Her son was born in October 2010.
"I took six weeks of maternity leave because I had to save some for vaccination appointments.
"At the time, I was taking home $2,400 and when I went back to work, $750 of my salary went to a baby-sitter who looked after my newborn child.
"I was left with $1,650 for groceries and baby necessities. I never compromised on milk powder because that was my son's only food source but I had to when it came to diapers and other things," she says.
"His clothes were mostly hand-me-downs from my sister and because she had a daughter, sometimes, he would wear pink clothes."
She didn't care what it looked like. She was just grateful for her sister's help.
"I always put my son to bed early and I'm strict about the time. There was one night where he was taking awhile to fall asleep and I told him that he needed to soon because I had work the next morning.
"He looked at me with innocent eyes and asked 'mummy why do you work so hard?'
"I had to explain to him that if I didn't go to work, we wouldn't have money," she says.
'Norms are slowly but surely changing'
TNP PHOTO: ARIFFIN JAMAR
Yes, single mothers are eligible for a range of benefits. And needy families receive even more help.

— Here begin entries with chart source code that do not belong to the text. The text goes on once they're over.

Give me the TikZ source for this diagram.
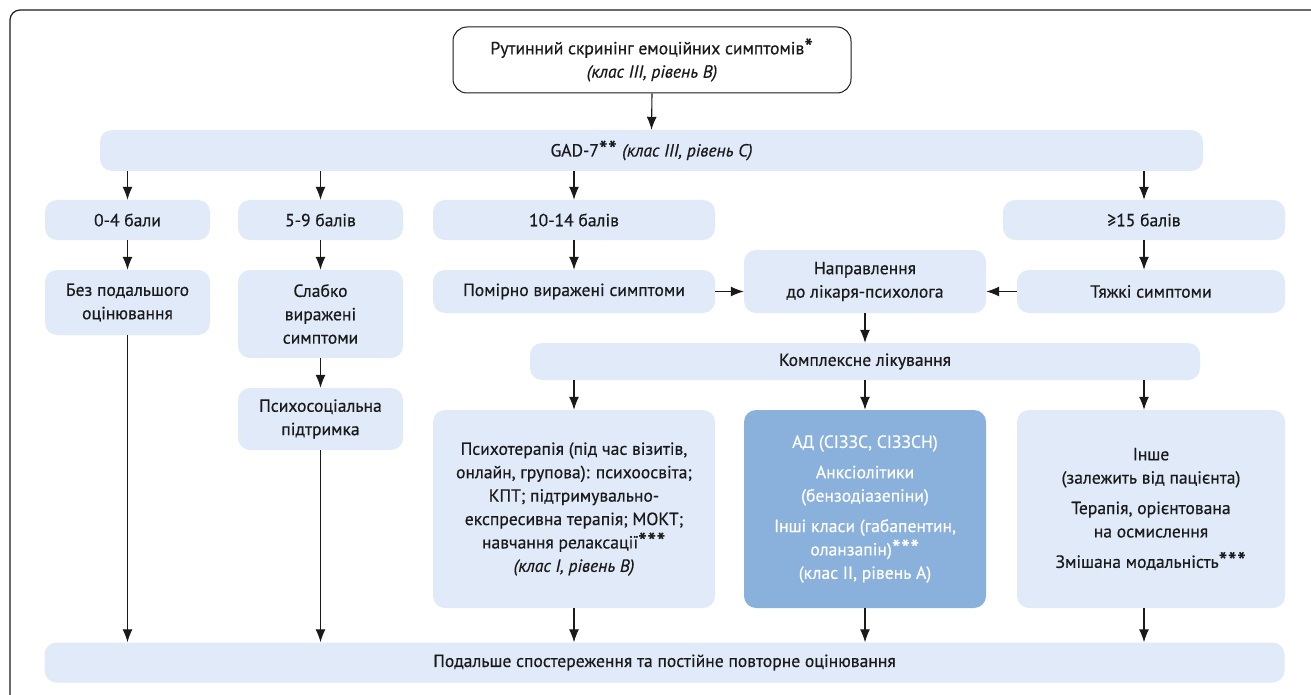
\documentclass[tikz,border=0pt]{standalone}
\usepackage{fontspec}
\setmainfont{PT Sans}[FakeBold=0.45]
\usetikzlibrary{arrows.meta}
\definecolor{lb}{HTML}{E1EAF8}
\definecolor{db}{HTML}{8AB0DC}
\definecolor{ink}{HTML}{1A1A1A}
\newcommand\astk{\raisebox{-0.2ex}{\scalebox{1.4}{*}}\kern0.6pt}
\begin{document}
\begin{tikzpicture}[x=1pt,y=-1pt,
  box/.style={rectangle, rounded corners=12pt, fill=lb, draw=none, align=center, inner sep=2pt, text=ink,
    font=\fontsize{17.6}{23.4}\selectfont},
  dbox/.style={box, fill=db, text=white},
  wbox/.style={box, fill=white, draw=ink, line width=1pt, rounded corners=14pt},
  arr/.style={-{Latex[length=13pt,width=10pt]}, line width=1.1pt, draw=ink},
]
\useasboundingbox (0,0) rectangle (1311,695);
\draw[line width=1.2pt, draw=ink, rounded corners=10pt] (10,695) -- (10,10) -- (1311,10);

\node[wbox, minimum width=398, minimum height=66] (top) at (652,60)
  {Рутинний скринінг емоційних симптомів\astk\\ \textit{(клас III, рівень B)}};
\node[box, minimum width=1103, minimum height=41] (gad) at (651.5,150.5)
  {GAD-7\astk\astk\ \textit{(клас III, рівень C)}};

\node[box, minimum width=165, minimum height=40] (s04) at (127.5,220) {0-4 бали};
\node[box, minimum width=165, minimum height=40] (s59) at (320.5,220) {5-9 балів};
\node[box, minimum width=282, minimum height=40] (s1014) at (574,220) {10-14 балів};
\node[box, minimum width=282, minimum height=40] (s15) at (1144,220) {≥15 балів};

\node[box, minimum width=165, minimum height=65] (bez) at (127.5,302.5) {Без подальшого\\ оцінювання};
\node[box, minimum width=165, minimum height=88] (slab) at (320.5,314) {Слабко\\ виражені\\ симптоми};
\node[box, minimum width=282, minimum height=43] (pom) at (574,291.5) {Помірно виражені симптоми};
\node[box, minimum width=242, minimum height=63] (napr) at (865,281.5) {Направлення\\ до лікаря-психолога};
\node[box, minimum width=268, minimum height=43] (tyazh) at (1151,291.5) {Тяжкі симптоми};

\node[box, minimum width=670, minimum height=37] (kompl) at (865,361.5) {Комплексне лікування};
\node[box, minimum width=165, minimum height=62] (psysoc) at (320.5,419) {Психосоціальна\\ підтримка};

\node[box, minimum width=282, minimum height=198] (psy) at (574,509)
  {Психотерапія (під час візитів,\\ онлайн, групова): психоосвіта;\\ КПТ; підтримувально-\\ експресивна терапія; МОКТ;\\ навчання релаксації\astk\astk\astk\\ \textit{(клас I, рівень B)}};
\node[dbox, minimum width=242, minimum height=198] (ad) at (865,509)
  {АД (СІЗЗС, СІЗЗСН)\\[7pt] Анксіолітики\\ (бензодіазепіни)\\[7pt] Інші класи (габапентин,\\ оланзапін)\astk\astk\astk\\ (клас II, рівень A)};
\node[box, minimum width=268, minimum height=198] (inshe) at (1151,509)
  {Інше\\ (залежить від пацієнта)\\[7pt] Терапія, орієнтована\\ на осмислення\\[7pt] Змішана модальність\astk\astk\astk};

\node[box, minimum width=1240, minimum height=40] (bot) at (664.5,662.5)
  {Подальше спостереження та постійне повторне оцінювання};

% arrows
\draw[arr] (top.south) -- (gad.north);
\foreach \n in {s04,s59,s1014,s15} \draw[arr] (gad.south -| \n.north) -- (\n.north);
\draw[arr] (s04.south) -- (bez.north);
\draw[arr] (s59.south) -- (slab.north);
\draw[arr] (s1014.south) -- (pom.north);
\draw[arr] (s15.south) -- (s15.south |- tyazh.north);
\draw[arr] (pom.east) -- (napr.west |- pom.east);
\draw[arr] (tyazh.west) -- (napr.east |- tyazh.west);
\draw[arr] (napr.south) -- (kompl.north -| napr.south);
\draw[arr] (slab.south) -- (psysoc.north);
\draw[arr] (kompl.south -| psy.north) -- (psy.north);
\draw[arr] (kompl.south -| ad.north) -- (ad.north);
\draw[arr] (kompl.south -| s15.south) -- (s15.south |- inshe.north);
\draw[arr] (bez.south) -- (bot.north -| bez.south);
\draw[arr] (psysoc.south) -- (bot.north -| psysoc.south);
\draw[arr] (psy.south) -- (bot.north -| psy.south);
\draw[arr] (ad.south) -- (bot.north -| ad.south);
\draw[arr] (inshe.south -| s15.south) -- (bot.north -| s15.south);
\end{tikzpicture}
\end{document}
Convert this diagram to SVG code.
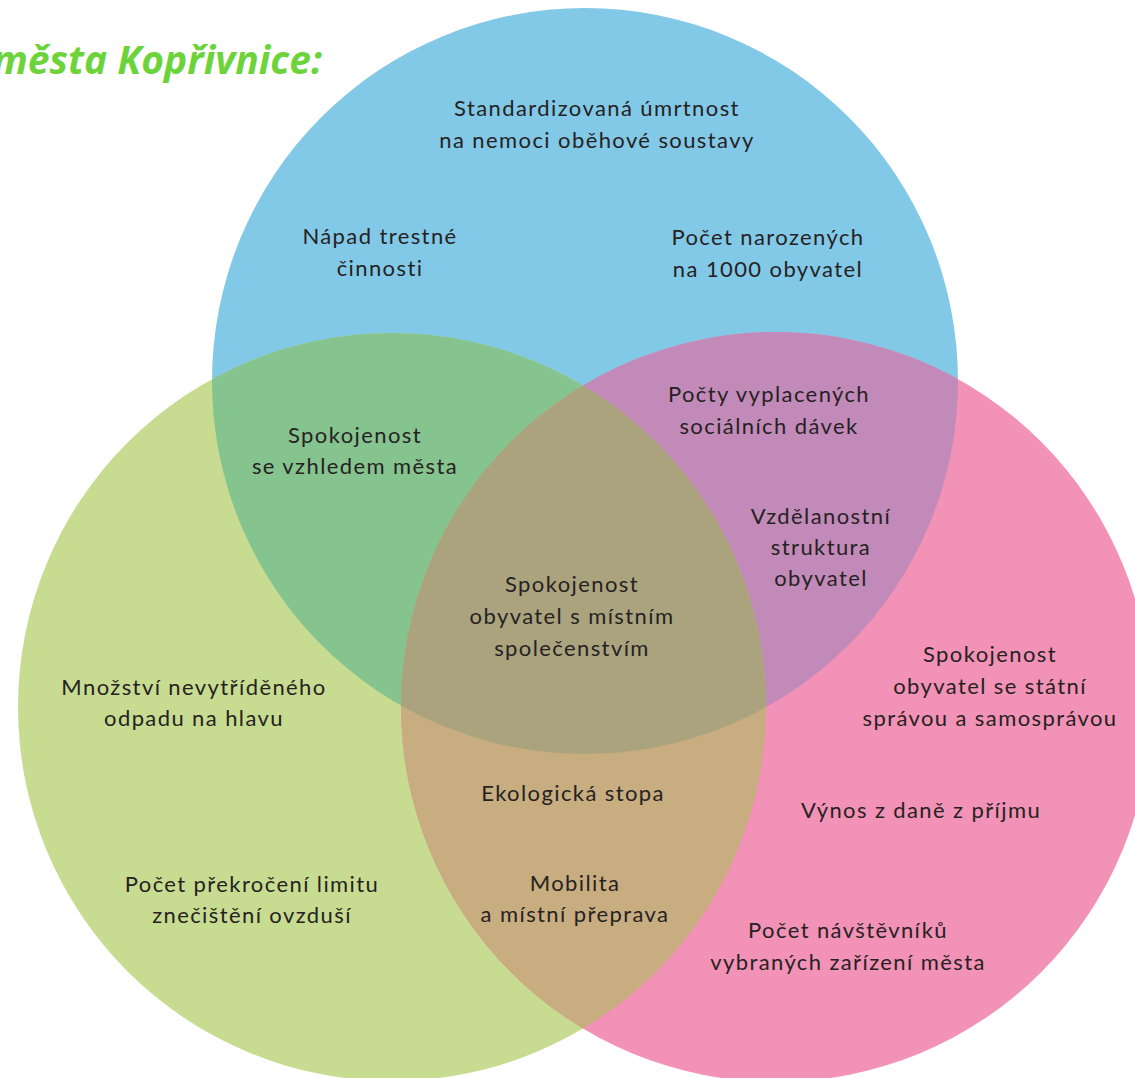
<svg xmlns="http://www.w3.org/2000/svg" width="1135" height="1078" viewBox="0 0 1135 1078">
<defs>
<clipPath id="cB"><circle cx="585" cy="381" r="373"/></clipPath>
<clipPath id="cG"><circle cx="392" cy="707" r="374"/></clipPath>
<clipPath id="cP"><circle cx="776" cy="707" r="375"/></clipPath>
<style>
.t{font-family:Lato,"Open Sans",sans-serif;font-size:22px;letter-spacing:1.4px;fill:#262222;text-anchor:middle}
.title{font-family:"Open Sans",Lato,sans-serif;font-size:39px;font-weight:bold;font-style:italic;fill:#6cd43a;text-anchor:end}
</style>
</defs>
<rect width="1135" height="1078" fill="#ffffff"/>
<g id="circles">
<circle id="blue" cx="585" cy="381" r="373" fill="#82c8e7"/>
<circle id="green" cx="392" cy="707" r="374" fill="#c7dc91"/>
<circle id="pink" cx="776" cy="707" r="375" fill="#f292b6"/>
<g clip-path="url(#cB)"><circle cx="392" cy="707" r="374" fill="#86c48f"/></g>
<g clip-path="url(#cB)"><circle cx="776" cy="707" r="375" fill="#c18ab8"/></g>
<g clip-path="url(#cG)"><circle cx="776" cy="707" r="375" fill="#c7ad7f"/></g>
<g clip-path="url(#cB)"><g clip-path="url(#cG)"><circle cx="776" cy="707" r="375" fill="#aaa37e"/></g></g>
</g>
<text class="title" x="322" y="74">města Kopřivnice:</text>
<g id="n1"><text class="t" x="597" y="116">Standardizovaná úmrtnost</text><text class="t" x="597" y="148">na nemoci oběhové soustavy</text></g>
<g id="n2"><text class="t" x="380" y="244">Nápad trestné</text><text class="t" x="380" y="276">činnosti</text></g>
<g id="n3"><text class="t" x="768" y="245">Počet narozených</text><text class="t" x="768" y="277">na 1000 obyvatel</text></g>
<g id="n4"><text class="t" x="769" y="402">Počty vyplacených</text><text class="t" x="769" y="434">sociálních dávek</text></g>
<g id="n5"><text class="t" x="355" y="443">Spokojenost</text><text class="t" x="355" y="474">se vzhledem města</text></g>
<g id="n6"><text class="t" x="821" y="524">Vzdělanostní</text><text class="t" x="821" y="555">struktura</text><text class="t" x="821" y="586">obyvatel</text></g>
<g id="n7"><text class="t" x="572" y="592">Spokojenost</text><text class="t" x="572" y="624">obyvatel s místním</text><text class="t" x="572" y="656">společenstvím</text></g>
<g id="n8"><text class="t" x="990" y="662">Spokojenost</text><text class="t" x="990" y="694">obyvatel se státní</text><text class="t" x="990" y="726">správou a samosprávou</text></g>
<g id="n9"><text class="t" x="194" y="695">Množství nevytříděného</text><text class="t" x="194" y="726">odpadu na hlavu</text></g>
<g id="n10"><text class="t" x="573" y="801">Ekologická stopa</text></g>
<g id="n11"><text class="t" x="921" y="818">Výnos z daně z příjmu</text></g>
<g id="n12"><text class="t" x="252" y="892">Počet překročení limitu</text><text class="t" x="252" y="923">znečištění ovzduší</text></g>
<g id="n13"><text class="t" x="575" y="891">Mobilita</text><text class="t" x="575" y="922">a místní přeprava</text></g>
<g id="n14"><text class="t" x="848" y="938">Počet návštěvníků</text><text class="t" x="848" y="970">vybraných zařízení města</text></g>
<g id="connectors"/>
</svg>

But no, says the Government. They won't get everything married mothers are entitled to, like a total of 16 weeks of paid maternity leave.
Minister for Social and Family Development Chan Chun Sing said in Parliament on Monday that these additional benefits are given "to encourage and support parenthood within the context of marriage".
This form of parenthood is a prevailing societal norm in Singapore which the Government seeks to preserve, he added.
A National Population And Talent Division survey released last year showed that 80 per cent of single respondents and 85 per cent of married respondents feel that only legally married couples should have children. This survey involved 4,646 respondents.
Nominated Member of Parliament (NMP) Kuik Shiao-Yin and MP Seah Kian Peng tell The New Paper on Sunday that they will continue to push for single mothers to have greater access to benefits and help.
Ms Kuik says: "I hope that the state can seriously consider giving equal maternity leave or Child Development Account (CDA) dollar-for-dollar matching benefit to single mothers."
Now, unwed mothers do not receive the Baby Bonus cash gift of $6,000 or the Government's co-matching contribution of up to $6,000 in the baby's CDA.
Both Ms Kuik and Mr Seah predict that things will change eventually.
Mr Seah says the extent of benefits provided and the speed at which they are given out are works in progress. "The system has been dynamic, not static," he adds.
Public sentiment is also changing, points out Ms Kuik. "The state is probably well aware that public mores are changing and there is growing public acceptance of single mothers."
She adds that the state tends to take a more conservative approach, allowing itself more time to calibrate policies.
The Government may monitor the benefits given to single mothers and see if it encourages the single-parent family model.
If it does not, but instead creates positive outcomes, more benefits may be given, she explains.
Ms Kuik, a new mother reasons: "I champion (the cause of) single mothers simply because I am now a mother myself, and can empathise with the beauty and burden of parenthood.
"I also have friends and employees, all from different economic backgrounds who are single mothers.
"I am privileged to know single mothers who are hardworking, courageous and faithful to their responsibilities."